From the time our parents allowed us to venture beyond the front door and associate with other kids, we were warned to be careful. My mother always said to be careful at least three times before we left the house for any reason. My sister and I jokingly used the phrase “Be careful be careful be careful!” to our kids mimicking Mom’s persistent loving concern. We were not always careful but we were always careful to make sure that Mom never knew about those times that we momentarily forgot her message.
Exercising care is not always about preventing bodily harm to ourselves or anybody else, but it does involve learning to keep our bodies out of harmful situations. A direct parallel was learned early in our social lives when we found out that we were often judged not by our actions alone but by the actions of our friends.

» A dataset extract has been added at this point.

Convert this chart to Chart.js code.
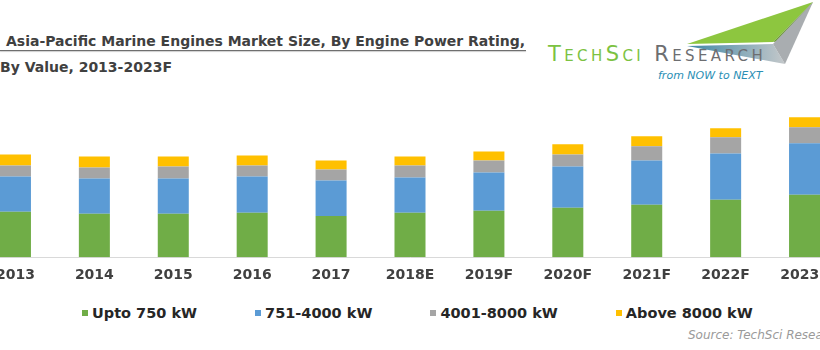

This thing we called “reputation” was the embryonic form of “personal branding” that we would later take to be so important. The seriousness of the consequences for making bad choices in our associates can range from minor inconvenience to major legal problems. In a now classic court case State v. Omot, an innocent roommate was charged with drug crimes, convicted and went to jail because of guilt by association. There was never any evidence that Omot was in any way involved in his roommate’s activities and there was actually testimony that cleared him of any wrongdoing. However, the police raid uncovered a totally unrelated picture of him with a firearm and the prosecutor claimed this was evidence that he was “ready and willing to act as an ‘enforcer’… in a drug trafficking operation.” He obviously had forgotten to listen to his mother’s advice to be careful.
There are an infinite number of possible scenarios that can tarnish our reputations and the degree of tarnish removal possibilities is also quite variable. Constant vigilance about down-side scenarios and an awareness of consequences help us to remain somewhat in control of most of these situations.
- When the private goes public – Advice given to job seekers will always warn that pictures taken in compromising situations can be damaging to the personal brand. It may not be good enough to avoid being personally involved. Sometimes we have no knowledge of being tagged in a Facebook picture until it is too late. The importance of this scenario is to understand that you can be totally innocent but be guilty by association with others around you when they are misbehaving.
- When passions override common sense – One of the reasons I always caution against taking sides in an at-work discussion that involves politics is now being played out in the U.S. following the recent polarizing presidential election. I agree with those who say that you have the right to express yourself in any way you choose and that healthy debate is a benefit of a democracy. Not everybody will be open-minded about such matters. You must be aware that somebody, maybe even your boss, may overhear your one-sided defense of one candidate or the other and take offense.
- When the formal ties are uncomfortable – If your employer is engaged in unethical practices, this is your problem even if you are not a player. It does not have to be a blatantly illegal activity for it to bring unexpected consequences if there is an assumed knowledge and participation on your part. The choices to protect your brand are usually limited to blowing the whistle or finding new employment. It won’t go away by pretending it isn’t there. You must also be ready to deal with image stereotyping such as use of animals in research or military arms manufacturing.
- When the informal associations get scary – Have you ever volunteered for service in an organization that comes under fire for some sort of abuse of public trust? These associations do not have to be locally prominent since virtual social media organizations with global impact have a good way of putting your brand online as an endorsement. While not as damaging, there can be brand erosion if there is a conflict between an individual’s personal brand and the perceptions and actions of the group leaders. Tarnish travels quite well from one person to another and these situations are relatively easy to avoid. Get out!
Awareness and avoidance of trouble is preferable to damage control after the fact. Admission of the problem and immediately tackling the tarnish removal head-on is the best way to keep one difficulty from causing others. A personal brand is not as fragile as you might think, but it does require consciously maintaining it to keep things on a positive track.